The olallieberry (/ˈoʊləliˌbɛri/ OH-lə-lee-berr-ee), sometimes spelled ollalieberry, olallaberry, olalliberry, ollalaberry or ollaliberry,
is the marketing name for the 'Olallie' blackberry released by the USDA-ARS (in collaboration with Oregon State University). The berry was a selection from a cross between the 'Black Logan' (syn. 'Mammoth'), developed by Judge James Logan in California, and the youngberry, which was developed by Byrnes M. Young in Louisiana.

According to Judge Logan, 'Black Logan' was a cross between the eastern blackberry 'Crandall' and the western dewberry 'Aughinbaugh'. 'Youngberry' was from 'Phenomenal' x 'Austin Mayes'. 'Phenomenal' in turn is a cross of the 'Aughinbaugh' western dewberry and 'Cuthbert' red raspberry and so has a similar background to Logan's 'Loganberry' because it shares a parent.

==Development and cultivation==
The original cross was made in 1935 by George Waldo with the United States Department of Agriculture Agricultural Research Service (USDA-ARS), who ran the cooperative blackberry breeding program between the USDA-ARS and Oregon State University from 1932 until the 1960s. Selected in 1937 and tested in Oregon, Washington and California as "Oregon 609" (OSC 609), it was named "Olallie" and released in 1950.

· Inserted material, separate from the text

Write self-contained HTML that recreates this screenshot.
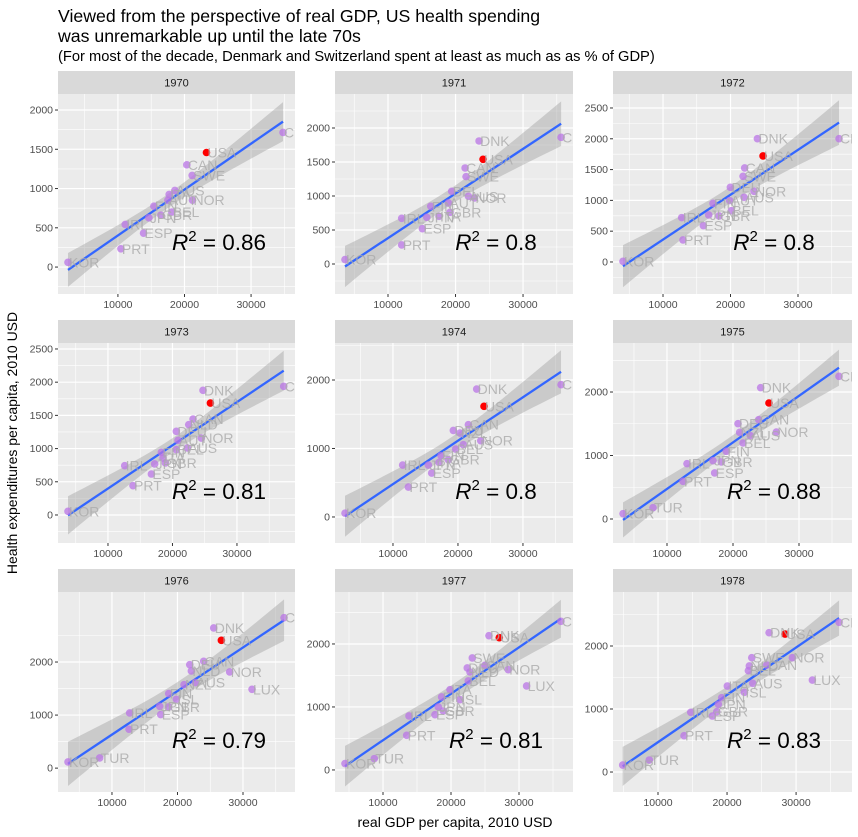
<!DOCTYPE html>
<html><head><meta charset="utf-8"><title>US health spending vs GDP</title>
<style>
html,body{margin:0;padding:0;background:#fff;}
svg{display:block;font-family:"Liberation Sans",Arial,sans-serif;}
</style></head>
<body>
<svg id="chart" width="858" height="837" viewBox="0 0 858 837" xmlns="http://www.w3.org/2000/svg">
<text x="58" y="22" font-size="17.7" fill="#000">Viewed from the perspective of real GDP, US health spending</text>
<text x="58" y="42" font-size="17.7" fill="#000">was unremarkable up until the late 70s</text>
<text x="58" y="61" font-size="14.7" fill="#000">(For most of the decade, Denmark and Switzerland spent at least as much as as % of GDP)</text>
<text transform="translate(17,443) rotate(-90)" text-anchor="middle" font-size="14" fill="#000">Health expenditures per capita, 2010 USD</text>
<text x="455" y="827" text-anchor="middle" font-size="14" fill="#000">real GDP per capita, 2010 USD</text>
<g id="panels"></g>
</svg>
<script>
const years = ["1970","1971","1972","1973","1974","1975","1976","1977","1978"];
const r2Labels = ["0.86","0.8","0.8","0.81","0.8","0.88","0.79","0.81","0.83"];
const xTicks = [10000, 20000, 30000];
const yTicks1970 = [0,500,1000,1500,2000];
const yTicks1971 = [0,500,1000,1500,2000];
const yTicks1972 = [0,500,1000,1500,2000,2500];
const yTicks1973 = [0,500,1000,1500,2000,2500];
const yTicksLate = [0,1000,2000];
const xDomains = [[1000,36600],[2150,37400],[2590,38000],[2250,39000],[1080,37700],[1820,38030],[1760,37940],[2940,37940],[3480,38100]];
const yDomains = [[-343,2204],[-441,2500],[-520,2727],[-422,2590],[-380,2540],[-378,2772],[-450,3320],[-350,2825],[-317,2857]];

const data1970 = [["KOR",2500,60],["PRT",10450,233],["ESP",13850,432],["IRL",11100,543],["JPN",14650,627],["GBR",16450,661],["FIN",15400,776],["BEL",18100,700],["AUT",17500,852],["ITA",17700,925],["AUS",18550,976],["NOR",21200,852],["SWE",21150,1167],["CAN",20350,1302],["USA",23300,1459],["CHE",34800,1714]];
const data1971 = [["KOR",3630,65],["PRT",12030,280],["ESP",15090,520],["IRL",12030,672],["JPN",15740,687],["ITA",17560,702],["GBR",19190,760],["FIN",16330,849],["AUT",18950,898],["BEL",19440,1069],["AUS",21910,996],["NOR",22800,971],["SWE",21560,1285],["CAN",21420,1412],["USA",24080,1540],["DNK",23490,1809],["CHE",35640,1863]];
const data1972 = [["KOR",4070,10],["PRT",12960,357],["ESP",15980,590],["IRL",12770,720],["JPN",16770,763],["GBR",18300,747],["BEL",20130,833],["FIN",17410,952],["AUT",19880,996],["DEU",19980,1212],["AUS",22000,1050],["NOR",23490,1147],["SWE",21860,1391],["CAN",22100,1526],["USA",24820,1721],["DNK",23980,2002],["CHE",36080,2002]];
const data1973 = [["KOR",3800,55],["PRT",13880,441],["ESP",16730,617],["IRL",12590,743],["JPN",17240,768],["GBR",18900,783],["ITA",18540,858],["FIN",18280,944],["BEL",20600,984],["AUS",22310,1009],["AUT",20860,1124],["NOR",24480,1159],["DEU",20600,1260],["NLD",22520,1360],["CAN",23190,1445],["USA",25880,1686],["DNK",24740,1877],["CHE",37250,1937]];
const data1974 = [["KOR",2620,56],["PRT",12370,436],["ESP",15960,641],["IRL",11490,758],["JPN",15440,758],["ITA",17090,797],["GBR",18520,836],["FIN",17390,894],["BEL",19650,991],["AUS",20830,1055],["NOR",23500,1113],["DEU",19290,1264],["NZL",20320,1225],["CAN",21600,1347],["USA",24010,1615],["DNK",22880,1868],["CHE",35860,1931]];
const data1975 = [["KOR",3340,84],["TUR",7880,179],["PRT",12430,593],["ESP",17220,725],["IRL",13030,872],["JPN",16970,919],["GBR",18230,898],["FIN",18990,1066],["BEL",21520,1197],["NZL",21010,1365],["AUS",22630,1312],["NOR",26570,1370],["DEU",20760,1502],["CAN",23890,1565],["USA",25450,1827],["DNK",24190,2069],["CHE",36060,2247]];
const data1976 = [["KOR",3290,117],["TUR",8120,193],["PRT",12600,733],["IRL",12700,1040],["ESP",17440,1009],["JPN",17280,1166],["GBR",18660,1153],["ISL",19830,1298],["FIN",18660,1405],["NZL",21000,1574],["AUS",22730,1612],["NLD",22120,1832],["DEU",21870,1951],["CAN",24000,2014],["NOR",27970,1813],["LUX",31380,1486],["USA",26700,2409],["DNK",25530,2642],["CHE",36270,2836]];
const data1977 = [["KOR",4410,101],["TUR",8720,180],["PRT",13480,550],["IRL",13820,857],["ESP",17640,878],["GBR",18870,936],["JPN",18130,1000],["ISL",21320,1116],["FIN",18620,1159],["ITA",19850,1275],["BEL",22540,1413],["NLD",22790,1555],["DEU",22390,1619],["CAN",24990,1661],["NOR",28420,1592],["SWE",23130,1778],["LUX",31120,1333],["USA",27100,2100],["DNK",25580,2132],["CHE",36160,2359]];
const data1978 = [["KOR",4880,111],["TUR",8740,191],["PRT",13770,576],["ESP",17870,889],["IRL",14740,948],["GBR",18510,957],["JPN",18740,1075],["FIN",19230,1180],["ISL",22510,1265],["ITA",20040,1365],["AUS",23720,1408],["BEL",23090,1608],["NLD",23230,1683],["CAN",25750,1698],["SWE",23580,1814],["NOR",29460,1814],["LUX",32360,1460],["DNK",26090,2211],["USA",28400,2190],["CHE",36230,2376]];

const allData = [data1970,data1971,data1972,data1973,data1974,data1975,data1976,data1977,data1978];
const allYTicks = [yTicks1970,yTicks1971,yTicks1972,yTicks1973,yTicksLate,yTicksLate,yTicksLate,yTicksLate,yTicksLate];

const NS = "http://www.w3.org/2000/svg";
const colLeft = [58, 335, 613];
const colWidth = [237, 238, 239];
const rowTop = [94, 343, 592];
const panelH = 200, stripH = 23;
const root = document.getElementById('panels');

function mk(tag, attrs, parent) {
  const e = document.createElementNS(NS, tag);
  for (const k in attrs) e.setAttribute(k, attrs[k]);
  parent.appendChild(e);
  return e;
}

allData.forEach(function(d, i) {
  const col = i % 3, row = Math.floor(i / 3);
  const L = colLeft[col], W = colWidth[col], T = rowTop[row];
  const xd = xDomains[i], yd = yDomains[i];
  const sx = v => L + (v - xd[0]) / (xd[1] - xd[0]) * W;
  const sy = v => T + panelH - (v - yd[0]) / (yd[1] - yd[0]) * panelH;

  const g = mk('g', {}, root);
  
  

  const clip = mk('clipPath', {id: 'clip' + i}, g);
  mk('rect', {x: L, y: T, width: W, height: panelH}, clip);

  const strip = mk('rect', {x: L, y: T - stripH, width: W, height: stripH, fill: '#d9d9d9'}, g);
  
  
  const st = mk('text', {x: L + W / 2, y: T - stripH / 2 + 4, 'text-anchor': 'middle', 'font-size': '11', fill: '#1a1a1a'}, g);
  st.textContent = years[i];
  
  

  const bg = mk('rect', {x: L, y: T, width: W, height: panelH, fill: '#ebebeb'}, g);
  
  

  const yt = allYTicks[i];
  const ystep = yt[1] - yt[0];
  for (let v = yt[0] - ystep / 2; v <= yt[yt.length - 1] + ystep; v += ystep) {
    if (v > yd[0] && v < yd[1]) mk('line', {x1: L, x2: L + W, y1: sy(v), y2: sy(v), stroke: '#fff', 'stroke-width': 0.6}, g);
  }
  const xstep = xTicks[1] - xTicks[0];
  for (let v = xTicks[0] - xstep / 2; v <= xTicks[xTicks.length - 1] + xstep; v += xstep) {
    if (v > xd[0] && v < xd[1]) mk('line', {y1: T, y2: T + panelH, x1: sx(v), x2: sx(v), stroke: '#fff', 'stroke-width': 0.6}, g);
  }
  yt.forEach(function(v) {
    const y = sy(v);
    mk('line', {x1: L, x2: L + W, y1: y, y2: y, stroke: '#fff', 'stroke-width': 1.2}, g);
    mk('line', {x1: L - 3, x2: L, y1: y, y2: y, stroke: '#333', 'stroke-width': 1}, g);
    const t = mk('text', {x: L - 5, y: y + 3.5, 'text-anchor': 'end', 'font-size': '10.5', fill: '#4d4d4d'}, g);
    t.textContent = v;
    
    
  });
  xTicks.forEach(function(v) {
    const x = sx(v);
    mk('line', {y1: T, y2: T + panelH, x1: x, x2: x, stroke: '#fff', 'stroke-width': 1.2}, g);
    mk('line', {y1: T + panelH, y2: T + panelH + 3, x1: x, x2: x, stroke: '#333', 'stroke-width': 1}, g);
    const t = mk('text', {x: x, y: T + panelH + 14, 'text-anchor': 'middle', 'font-size': '10.5', fill: '#4d4d4d'}, g);
    t.textContent = v;
    
    
  });

  const cg = mk('g', {'clip-path': 'url(#clip' + i + ')'}, g);

  const n = d.length;
  let mx = 0, my = 0;
  d.forEach(p => { mx += p[1]; my += p[2]; });
  mx /= n; my /= n;
  let sxx = 0, sxy = 0;
  d.forEach(p => { sxx += (p[1] - mx) * (p[1] - mx); sxy += (p[1] - mx) * (p[2] - my); });
  const b = sxy / sxx, a = my - b * mx;
  let sse = 0;
  d.forEach(p => { const r = p[2] - (a + b * p[1]); sse += r * r; });
  const s = Math.sqrt(sse / (n - 2));
  const tcrit = 2.12;
  const xmin = Math.min.apply(null, d.map(p => p[1]));
  const xmax = Math.max.apply(null, d.map(p => p[1]));
  const up = [], lo = [];
  for (let k = 0; k <= 40; k++) {
    const xv = xmin + (xmax - xmin) * k / 40;
    const se = s * Math.sqrt(1 / n + (xv - mx) * (xv - mx) / sxx);
    const yv = a + b * xv;
    up.push(sx(xv).toFixed(2) + ',' + sy(yv + tcrit * se).toFixed(2));
    lo.unshift(sx(xv).toFixed(2) + ',' + sy(yv - tcrit * se).toFixed(2));
  }
  const rib = mk('polygon', {points: up.concat(lo).join(' '), fill: '#999999', 'fill-opacity': 0.4}, cg);
  
  
  const fit = mk('line', {x1: sx(xmin), y1: sy(a + b * xmin), x2: sx(xmax), y2: sy(a + b * xmax), stroke: '#3366FF', 'stroke-width': 2.3}, cg);
  
  

  d.forEach(function(p) {
    const c = mk('circle', {cx: sx(p[1]), cy: sy(p[2]), r: 3.8, fill: p[0] === 'USA' ? '#ff0000' : '#b974e6', 'fill-opacity': p[0] === 'USA' ? 1 : 0.75}, cg);
    
    
  });
  d.forEach(function(p) {
    const t = mk('text', {x: sx(p[1]) + 1, y: sy(p[2]) + 5, 'font-size': '14', fill: '#aaaaaa', 'fill-opacity': 0.8}, cg);
    t.textContent = p[0];
    
    
  });

  const rt = mk('text', {x: L + 161, y: T + 156, 'text-anchor': 'middle', 'font-size': '22.5', fill: '#000'}, g);
  
  
  const t1 = mk('tspan', {'font-style': 'italic'}, rt); t1.textContent = 'R';
  const t2 = mk('tspan', {dy: '-9', 'font-size': '15'}, rt); t2.textContent = '2';
  const t3 = mk('tspan', {dy: '9'}, rt); t3.textContent = ' = ' + r2Labels[i];
});
</script>
</body></html>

During the 20th century, the Olallieberry was hybridized with the Chehalem blackberry to produce the Marion blackberry or Marionberry, which – when used as the fruit in a pie – was named as the official state pie of Oregon in 2017.

==In popular culture==

"Olallie" means berry in the Chinook Jargon. Olallie Lake in Oregon's Cascade Range is named after the Chinook term due to the abundance of berries in that area.